В тех странах, где рабочим было отказано в мирных реформах, анархизм предсказуемо оказался привлекателен как для них, так и для столичных интеллектуалов, поскольку он предложил целостное видение того, как совместить справедливое общество и соблюдение индивидуальной свободы. Художники и писатели, которым претили затхлые и ханжеские устои общества, находили в анархизме — особенно в «пропаганде действием» — неизбежный путь тотального протеста. Страстно желая социальных перемен и сильных чувств, многие молодые интеллектуалы были готовы то безоговорочно следовать учениям Кропоткина и Ницше, то бросаться от анархизма к насильственным формам национализма (позже, по мере того, как с возрастом эти страстные порывы стихали, эти молодые люди начинали всё больше интересоваться объективными возможностями общества и чаще всего находили прибежище в лагере ортодоксальной социал-демократии). Лион Блум вспоминал об этом времени так: «Литературное поколение которому я принадлежал, был пьяно анархистскими идеями».

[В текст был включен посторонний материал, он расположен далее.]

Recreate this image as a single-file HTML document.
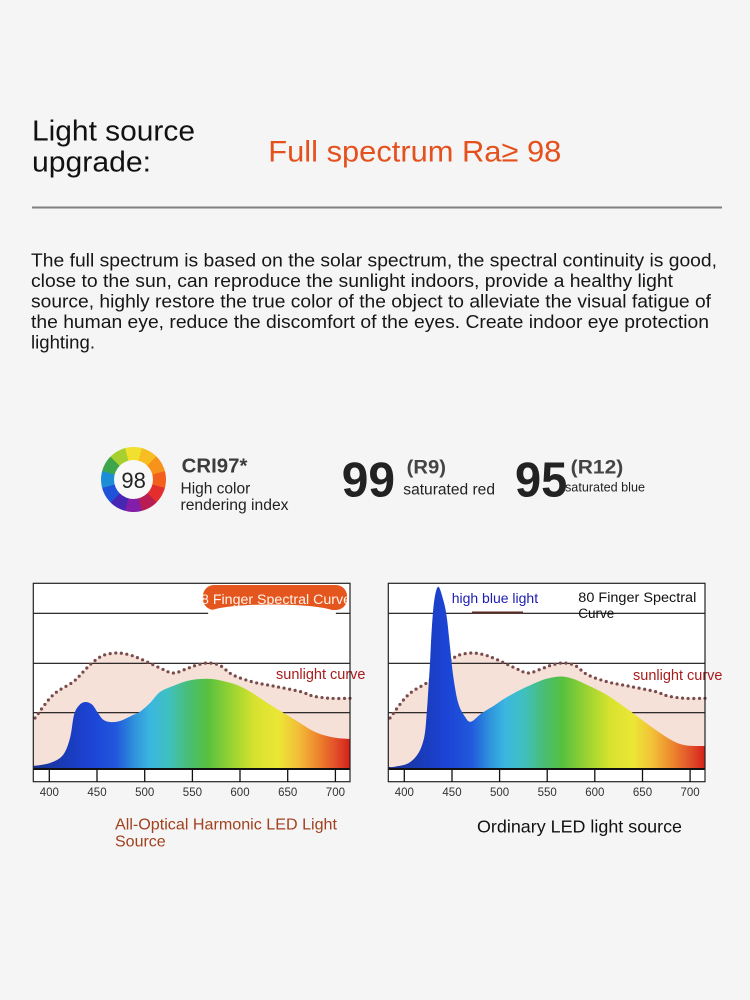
<!DOCTYPE html>
<html><head><meta charset="utf-8">
<style>
html,body{margin:0;padding:0;background:#f5f5f5;width:750px;height:1000px;overflow:hidden}
.wheel{position:absolute;left:101.3px;top:446.5px;width:65px;height:65px;border-radius:50%;
background:conic-gradient(from -15deg,#f1e02e 0deg 30deg,#f8bd22 30deg 60deg,#f6931a 60deg 90deg,#f2601c 90deg 120deg,#e22e2c 120deg 150deg,#b81c52 150deg 180deg,#821ea8 180deg 210deg,#4826b4 210deg 240deg,#1e52d8 240deg 270deg,#1c8ed6 270deg 300deg,#3ea64a 300deg 330deg,#a8cf30 330deg 360deg)}
.wheel::after{content:"";position:absolute;left:13px;top:13px;width:39px;height:39px;border-radius:50%;background:#f8f8f8}
svg{position:absolute;left:0;top:0}
text{font-family:"Liberation Sans",Arial,sans-serif}
</style></head>
<body>
<div class="wheel"></div>
<svg width="750" height="1000" viewBox="0 0 750 1000" xmlns="http://www.w3.org/2000/svg">
<defs>
<linearGradient id="spec" x1="0" y1="0" x2="1" y2="0">
<stop offset="0" stop-color="#19338f"/>
<stop offset="0.112" stop-color="#1a3cbc"/>
<stop offset="0.187" stop-color="#1c44d6"/>
<stop offset="0.262" stop-color="#2158dc"/>
<stop offset="0.322" stop-color="#2f94dc"/>
<stop offset="0.368" stop-color="#3bb6e0"/>
<stop offset="0.428" stop-color="#3fc0c0"/>
<stop offset="0.488" stop-color="#48be78"/>
<stop offset="0.548" stop-color="#55c040"/>
<stop offset="0.623" stop-color="#96d232"/>
<stop offset="0.698" stop-color="#d6e22e"/>
<stop offset="0.774" stop-color="#ece636"/>
<stop offset="0.834" stop-color="#f2c038"/>
<stop offset="0.894" stop-color="#ee8a2e"/>
<stop offset="0.954" stop-color="#e2502a"/>
<stop offset="1" stop-color="#d42018"/>
</linearGradient>
</defs>

<!-- Header -->
<text x="32" y="140.7" font-size="29" fill="#111" textLength="163" lengthAdjust="spacingAndGlyphs">Light source</text>
<text x="32" y="171.7" font-size="29" fill="#111" textLength="119" lengthAdjust="spacingAndGlyphs">upgrade:</text>
<text x="268.3" y="161.7" font-size="30" fill="#e4511d" textLength="293" lengthAdjust="spacingAndGlyphs">Full spectrum Ra≥ 98</text>
<rect x="32" y="206.5" width="690" height="2" fill="#808080"/>

<g font-size="18.6" fill="#161616">
<text x="31" y="266.5" textLength="686" lengthAdjust="spacingAndGlyphs">The full spectrum is based on the solar spectrum, the spectral continuity is good,</text>
<text x="31" y="287" textLength="642" lengthAdjust="spacingAndGlyphs">close to the sun, can reproduce the sunlight indoors, provide a healthy light</text>
<text x="31" y="307.5" textLength="680" lengthAdjust="spacingAndGlyphs">source, highly restore the true color of the object to alleviate the visual fatigue of</text>
<text x="31" y="328" textLength="678" lengthAdjust="spacingAndGlyphs">the human eye, reduce the discomfort of the eyes. Create indoor eye protection</text>
<text x="31" y="348.5" textLength="64" lengthAdjust="spacingAndGlyphs">lighting.</text>
</g>

<!-- CRI row -->
<text x="133.6" y="488" font-size="22" fill="#222" text-anchor="middle">98</text>
<text x="181.7" y="472.7" font-size="20" font-weight="bold" fill="#3c3c3c" textLength="65.7" lengthAdjust="spacingAndGlyphs">CRI97*</text>
<text x="180.5" y="493.3" font-size="15.5" fill="#222">High color</text>
<text x="180.5" y="510" font-size="15.5" fill="#222" textLength="108" lengthAdjust="spacingAndGlyphs">rendering index</text>
<text x="341.7" y="496.7" font-size="49" font-weight="bold" fill="#222" textLength="53.3" lengthAdjust="spacingAndGlyphs">99</text>
<text x="406.7" y="473.3" font-size="19.5" font-weight="bold" fill="#444" textLength="39.3" lengthAdjust="spacingAndGlyphs">(R9)</text>
<text x="403.3" y="494.3" font-size="15.5" fill="#222" textLength="91.7" lengthAdjust="spacingAndGlyphs">saturated red</text>
<text x="515" y="496.7" font-size="49" font-weight="bold" fill="#222" textLength="52.3" lengthAdjust="spacingAndGlyphs">95</text>
<text x="570.7" y="473.3" font-size="19.5" font-weight="bold" fill="#444" textLength="52.6" lengthAdjust="spacingAndGlyphs">(R12)</text>
<text x="565" y="491.7" font-size="13" fill="#222" textLength="80" lengthAdjust="spacingAndGlyphs">saturated blue</text>

<!-- LEFT CHART -->
<rect x="33.3" y="583.3" width="316.7" height="198.4" fill="#fff"/>
<path id="sunFillL" fill="#f5e1d7" d="M33,719 L53,695 L73,682 L83,672 L92,663 L103,655.5 L117,653 L130,655 L143,660 L160,668 L173,673 L186,669 L197,665 L208,663 L220,665.5 L233,675 L253,682 L273,686 L300,691.5 L313,696 L330,698.3 L350,698.3 L350,769 L33,769 Z"/>
<g stroke="#111" stroke-width="1.2">
<line x1="33.3" y1="613.3" x2="350" y2="613.3"/>
<line x1="33.3" y1="663.3" x2="350" y2="663.3"/>
<line x1="33.3" y1="712.7" x2="350" y2="712.7"/>
</g>
<path id="sunDotL" fill="none" stroke="#7b4b4b" stroke-width="3.2" stroke-linecap="round" stroke-dasharray="0 5.6" d="M35,718 L53,695 L73,682 L83,672 L92,663 L103,655.5 L117,653 L130,655 L143,660 L160,668 L173,673 L186,669 L197,665 L208,663 L220,665.5 L233,675 L253,682 L273,686 L300,691.5 L313,696 L330,698.3 L350,698.3"/>
<path id="ledL" fill="url(#spec)" d="M33,766 L50,763 L63,755 L70,738 L74,715 L79,705.5 L85,702 L92,704.5 L98,713 L103,719.5 L110,722 L120,721 L133,715 L140,711.7 L150,703 L160,692 L173,686 L187,681 L200,679 L212,679 L225,681.5 L237,685 L250,691.5 L260,698 L273,706.5 L287,715 L300,723 L313,731 L325,735.5 L337,738 L350,739 L350,769 L33,769 Z"/>
<!-- pill label -->
<rect x="203" y="585" width="144" height="25" rx="11" fill="#e4561d"/>
<ellipse cx="272" cy="613" rx="64" ry="8.5" fill="#fff"/>
<text x="201" y="604" font-size="13.5" fill="#fff3ea" textLength="150" lengthAdjust="spacingAndGlyphs">8 Finger Spectral Curve</text>
<text x="276" y="679" font-size="14.5" fill="#a81c1c">sunlight curve</text>
<line x1="33.3" y1="769" x2="350" y2="769" stroke="#111" stroke-width="2"/>
<rect x="33.3" y="583.3" width="316.7" height="198.4" fill="none" stroke="#222" stroke-width="1.2"/>
<g stroke="#111" stroke-width="1.3">
<line x1="49.3" y1="769" x2="49.3" y2="782"/>
<line x1="97" y1="769" x2="97" y2="782"/>
<line x1="144.7" y1="769" x2="144.7" y2="782"/>
<line x1="192.4" y1="769" x2="192.4" y2="782"/>
<line x1="240" y1="769" x2="240" y2="782"/>
<line x1="287.7" y1="769" x2="287.7" y2="782"/>
<line x1="335.4" y1="769" x2="335.4" y2="782"/>
</g>
<g font-size="11.5" fill="#333" text-anchor="middle">
<text x="49.3" y="796">400</text>
<text x="97" y="796">450</text>
<text x="144.7" y="796">500</text>
<text x="192.4" y="796">550</text>
<text x="240" y="796">600</text>
<text x="287.7" y="796">650</text>
<text x="335.4" y="796">700</text>
</g>

<!-- RIGHT CHART -->
<rect x="388.3" y="583.3" width="316.7" height="198.4" fill="#fff"/>
<path id="sunFillR" transform="translate(355,0)" fill="#f5e1d7" d="M33,719 L53,695 L73,682 L83,672 L92,663 L103,655.5 L117,653 L130,655 L143,660 L160,668 L173,673 L186,669 L197,665 L208,663 L220,665.5 L233,675 L253,682 L273,686 L300,691.5 L313,696 L330,698.3 L350,698.3 L350,769 L33,769 Z"/>
<g stroke="#111" stroke-width="1.2">
<line x1="388.3" y1="613.3" x2="705" y2="613.3"/>
<line x1="388.3" y1="663.3" x2="705" y2="663.3"/>
<line x1="388.3" y1="712.7" x2="705" y2="712.7"/>
</g>
<path id="sunDotR" transform="translate(355,0)" fill="none" stroke="#7b4b4b" stroke-width="3.2" stroke-linecap="round" stroke-dasharray="0 5.6" d="M35,718 L53,695 L73,682 L83,672 L92,663 L103,655.5 L117,653 L130,655 L143,660 L160,668 L173,673 L186,669 L197,665 L208,663 L220,665.5 L233,675 L253,682 L273,686 L300,691.5 L313,696 L330,698.3 L350,698.3"/>
<path id="ledR" fill="url(#spec)" d="M388,767 L395,766.7 L408.3,763.3 L418.3,753.3 L424.3,736.7 L426.7,713.3 L428.3,690 L430,663.3 L431.7,630 L434.3,600 L438.3,586.7 L443.3,600 L446.7,616.7 L450,646.7 L453.3,676.7 L458.3,703.3 L465,716.7 L471,721.7 L481.7,713.3 L495,705 L505,698.3 L520,690 L540,681 L552,677.5 L562,676.5 L572,678.5 L583,683 L607,695 L630,711 L653,728 L673,741 L687,745.5 L705,746 L705,769 L388,769 Z"/>
<line x1="472" y1="612.5" x2="523" y2="612.5" stroke="#5a2a22" stroke-width="2"/>
<text x="451.7" y="603" font-size="14" fill="#1c1cb0">high blue light</text>
<text x="578.3" y="602" font-size="13.5" fill="#111" textLength="118" lengthAdjust="spacingAndGlyphs">80 Finger Spectral</text>
<text x="578.3" y="618" font-size="13.5" fill="#111">Curve</text>
<text x="633" y="680" font-size="14.5" fill="#a81c1c">sunlight curve</text>
<line x1="388.3" y1="769" x2="705" y2="769" stroke="#111" stroke-width="2"/>
<rect x="388.3" y="583.3" width="316.7" height="198.4" fill="none" stroke="#222" stroke-width="1.2"/>
<g stroke="#111" stroke-width="1.3">
<line x1="404.3" y1="769" x2="404.3" y2="782"/>
<line x1="452" y1="769" x2="452" y2="782"/>
<line x1="499.6" y1="769" x2="499.6" y2="782"/>
<line x1="547.2" y1="769" x2="547.2" y2="782"/>
<line x1="594.8" y1="769" x2="594.8" y2="782"/>
<line x1="642.5" y1="769" x2="642.5" y2="782"/>
<line x1="690.1" y1="769" x2="690.1" y2="782"/>
</g>
<g font-size="11.5" fill="#333" text-anchor="middle">
<text x="404.3" y="796">400</text>
<text x="452" y="796">450</text>
<text x="499.6" y="796">500</text>
<text x="547.2" y="796">550</text>
<text x="594.8" y="796">600</text>
<text x="642.5" y="796">650</text>
<text x="690.1" y="796">700</text>
</g>

<!-- Captions -->
<text x="115" y="829.5" font-size="16" fill="#a1411e" textLength="222" lengthAdjust="spacingAndGlyphs">All-Optical Harmonic LED Light</text>
<text x="115" y="846.5" font-size="16" fill="#a1411e">Source</text>
<text x="477" y="832.5" font-size="17.5" fill="#111" textLength="205" lengthAdjust="spacingAndGlyphs">Ordinary LED light source</text>
</svg>
<script>
(function(){
function cr(p){var d='M'+p[0][0]+','+p[0][1];for(var i=0;i<p.length-1;i++){var a=p[i-1]||p[i],b=p[i],c=p[i+1],e=p[i+2]||c;
d+=' C'+(b[0]+(c[0]-a[0])/6).toFixed(2)+','+(b[1]+(c[1]-a[1])/6).toFixed(2)+' '+(c[0]-(e[0]-b[0])/6).toFixed(2)+','+(c[1]-(e[1]-b[1])/6).toFixed(2)+' '+c[0]+','+c[1];}return d;}
try{
var S=[[33,719],[53,695],[73,682],[83,672],[92,663],[103,655.5],[117,653],[130,655],[143,660],[160,668],[173,673],[186,669],[197,665],[208,663],[220,665.5],[233,675],[253,682],[273,686],[300,691.5],[313,696],[330,698.3],[350,698.3]];
var L=[[33,766],[50,763],[63,755],[70,738],[74,715],[79,705.5],[85,702],[92,704.5],[98,713],[103,719.5],[110,722],[120,721],[133,715],[140,711.7],[150,703],[160,692],[173,686],[187,681],[200,679],[212,679],[225,681.5],[237,685],[250,691.5],[260,698],[273,706.5],[287,715],[300,723],[313,731],[325,735.5],[337,738],[350,739]];
var R=[[388,767],[395,766.7],[408.3,763.3],[418.3,753.3],[424.3,736.7],[426.7,713.3],[428.3,690],[430,663.3],[431.7,630],[434.3,600],[438.3,586.7],[443.3,600],[446.7,616.7],[450,646.7],[453.3,676.7],[458.3,703.3],[465,716.7],[471,721.7],[481.7,713.3],[495,705],[505,698.3],[520,690],[540,681],[552,677.5],[562,676.5],[572,678.5],[583,683],[607,695],[630,711],[653,728],[673,741],[687,745.5],[705,746]];
var s=cr(S);
document.getElementById('sunFillL').setAttribute('d',s+' L350,769 L33,769 Z');
document.getElementById('sunFillR').setAttribute('d',s+' L350,769 L33,769 Z');
var S2=S.slice();S2[0]=[35,718];var s2=cr(S2);
document.getElementById('sunDotL').setAttribute('d',s2);
document.getElementById('sunDotR').setAttribute('d',s2);
document.getElementById('ledL').setAttribute('d',cr(L)+' L350,769 L33,769 Z');
document.getElementById('ledR').setAttribute('d',cr(R)+' L705,769 L388,769 Z');
}catch(e){}
})();
</script>
</body></html>
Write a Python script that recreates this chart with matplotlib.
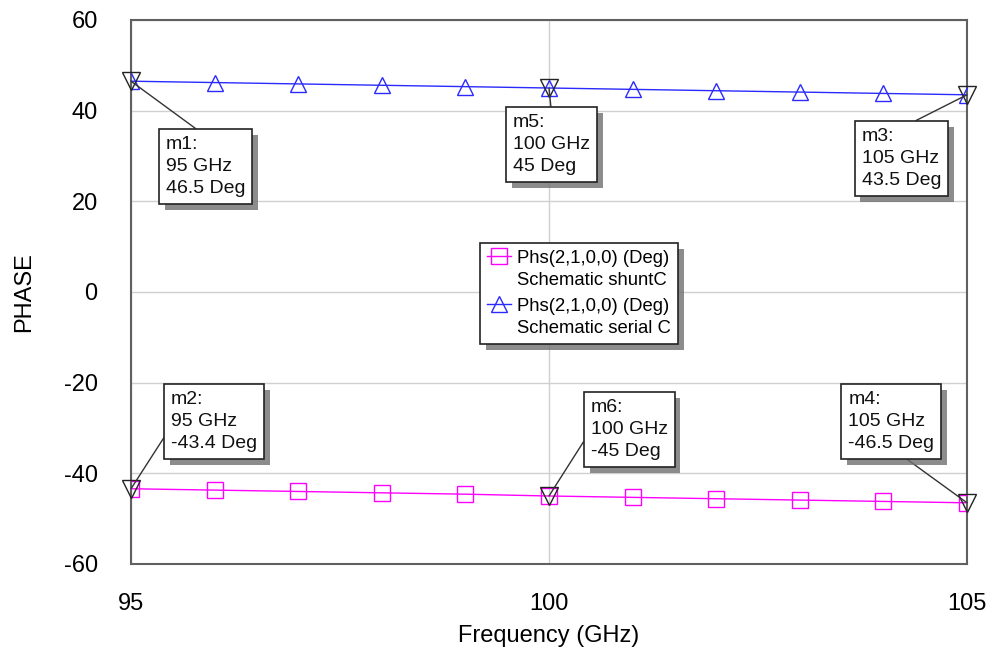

Среди идейных вдохновителей анархистов были как те, кто требовал социальной и политической революции, так и те, кто выступал за право индивида на свободу от всех форм принуждения, порождённых индустриальным обществом, в том числе на свободу от мещанской морали. Пожалуй, одной из самых влиятельных фигур в этом ряду вдохновителей был Пётр Кропоткин. Когда в 1886 году он поселился в Англии, ему было 44 года, однако тюремное заключение подточило его здоровье, и он больше не мог оставаться активным лидером революционного движения. Несмотря на то, что перед бегством из России он участвовал в формировании вооружённых групп, которые должны были разжигать революцию в среде крестьян, а также несмотря на то, что между 1870 и 1890 годами он разделял веру многих других анархистов в то, что революция близка, вскоре он принял точку зрения, высказанную Н.В.Чайковским, согласно которой революции лучше всего служить печатным словом, поскольку нелегальные брошюры гораздо ценнее и эффективнее террора.

За свои убеждения он заплатил двумя годами заключения в Петропавловской крепости и тремя годами политического ареста во Франции. Эти наказания, а также его знаменитый побег из России сделали его культовой фигурой в революционной среде. В эти годы он много читал и размышлял о природе социальных перемен. Отталкиваясь от своего опыта жизни в тюрьме, он горячо выступал за реформы в области исполнения уголовных наказаний. Весь остаток жизни он посвятил освободительным движениям, отстаивавшим идеалы гуманизма. Ни одно собрание, ни одна резолюция против какой-нибудь очередной несправедливости не могли считаться полностью состоятельными без его присутствия или подписи. В Англии, где он вёл в высшей степени скромную жизнь (между тем всё его имущество конфисковали в России) его единственным достоянием оказались общественное внимание и всеобщая симпатия. Его скромная искренность располагала к нему даже тех, кто не разделял его взглядов. В конце концов он стал своего рода анархистским святым, чьи порядочность и доброта шли в разрез с жестокостью и террором, которые в общественном сознании так прочно ассоциировались с движением анархистов. Крупный датский критик Георг Брандес писал о нём:

«Редко встречаются настолько гуманные и сдержанные революционеры… Он всегда был не мстителем, а мучеником. Вместо того, чтобы приносить в жертву других, он всегда приносил себя».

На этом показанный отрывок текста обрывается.